February gold production flat Fidelity Gold Refinery said small-scale miners continued to dominate Zimbabwe’s gold production after delivering 1,4 tonnes last month, nearly 60 percent of the total output. (File Picture).

Michael Tome-Business Reporter

ZIMBABWE’s gold output for last month remained flat at 1,89 tonnes compared to the previous month, as heavy rains which characterised many parts of the country weighed on mining activities, especially among small-scale miners.

According to Fidelity Gold Refinery (FGR), small-scale miners continue to dominate Zimbabwe’s gold production after delivering 1, 4 tonnes of gold during the period under review, about 60 percent of the 1,89 tonnes output.

However, the 1,89 tonnes of the precious yellow metal produced last month represents a 16,2 percent dip from the 2,26 tonnes delivered in the same period last year.

Primary producers accounted for about 40 percent of the February bullion output after delivering 0, 8 tonnes in the course of that month.

FGR earlier this year projected total gold deliveries to increase by 13,4 percent on the cumulative output for 2022 to 40 tonnes in 2023, as the sector continues to implement initiatives that enhance gold mobilisation.
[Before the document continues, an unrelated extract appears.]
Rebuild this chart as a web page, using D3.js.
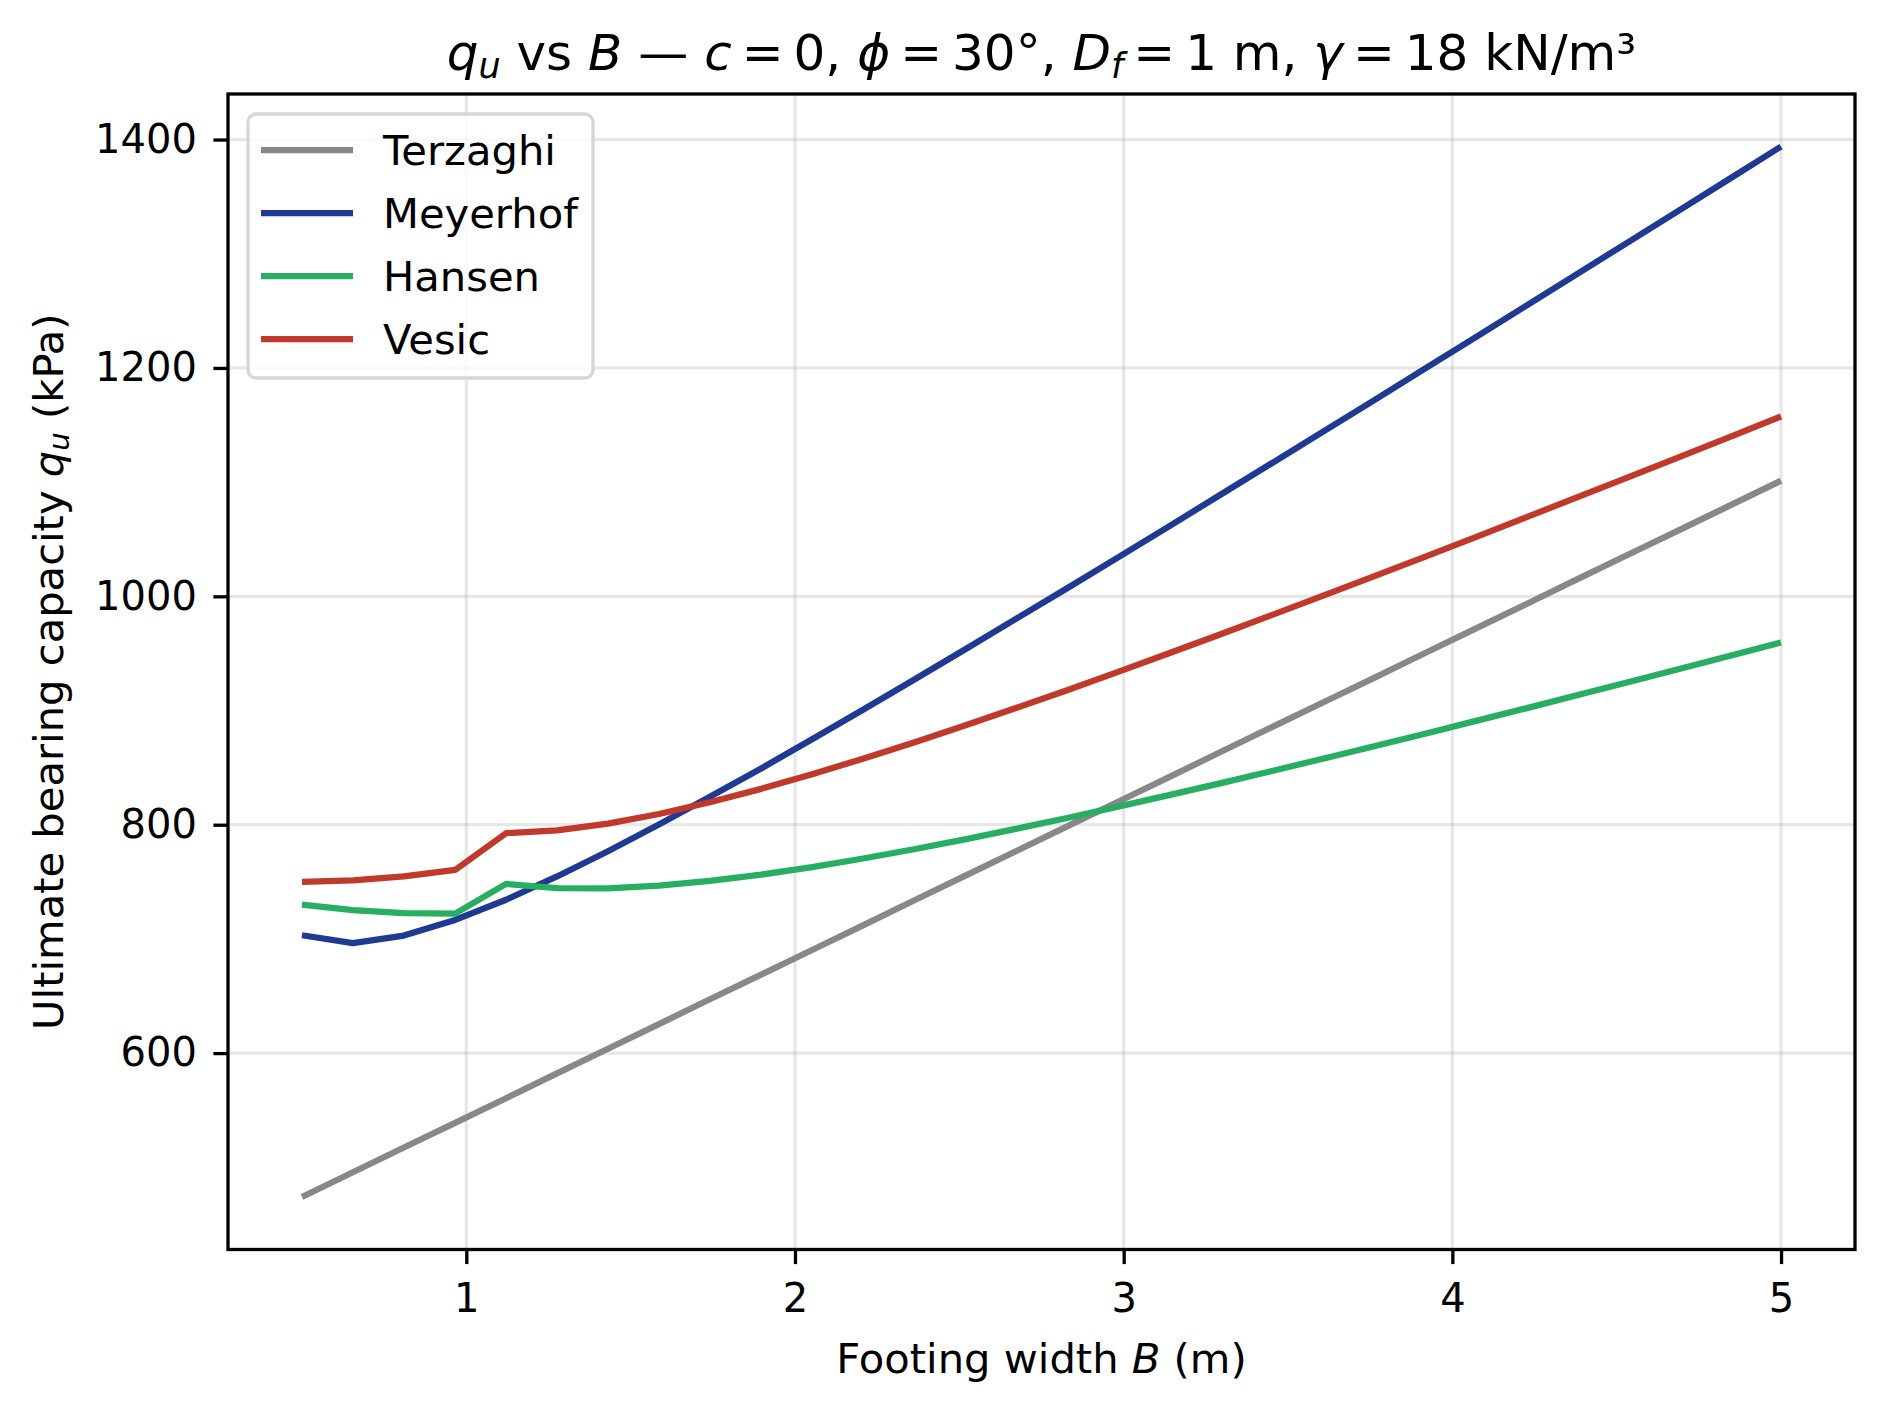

Gold is Zimbabwe’s major mineral export, followed by platinum, and combined the two strategic minerals account for over half of Zimbabwe’s export revenue.  Deliveries from the mining sector have been improving significantly over the past few years, especially after the decriminalisation of artisanal mining to encourage panners to sell their gold formally.

The mining industry is projected to play a pivotal role in the attainment of the country’s vision of becoming an Upper Middle Income Economy by 2030 as enshrined in the National Development Strategy1 (NDS1 2020-2025).

Zimbabwe Miners Federation (ZMF) chief executive Wellington Takavarasha attributed the flat performance to the ongoing rainy season.

“Deliveries have subsided because we are in the rainy season, there were incessant rains in the month of December (2022) and January (2023), so accessibility has been an issue because the pits have been waterlogged and the ground is wet so mining is very dangerous at the moment, especially for small-scale miners,” said Mr Takavarasha. However, he said he was positive about reaching the 2023 projected deliveries given the improved payment arrangements and the fact the rainy season is coming to an end.

“There has been great improvement in terms of cash payments at Fidelity, miners are being paid promptly in cash as they deliver. Now that rains have lowered, we are going to have improved deliveries,” he said.

The Government is working to increase gold production through the resuscitation of closed mines, opening new ground for pegging, and capacitating small-scale miners while a gold development policy will be induced and gold service centers established.

Stakeholders in the sector are also pushing for formalisation of artisanal and small-scale mining to boost output.

Although Zimbabwe has witnessed improved deliveries, it is widely believed the deliveries fall short of Zimbabwe’s potential due to rampant side marketing, which calls for enhanced compliance enforcement in the sector.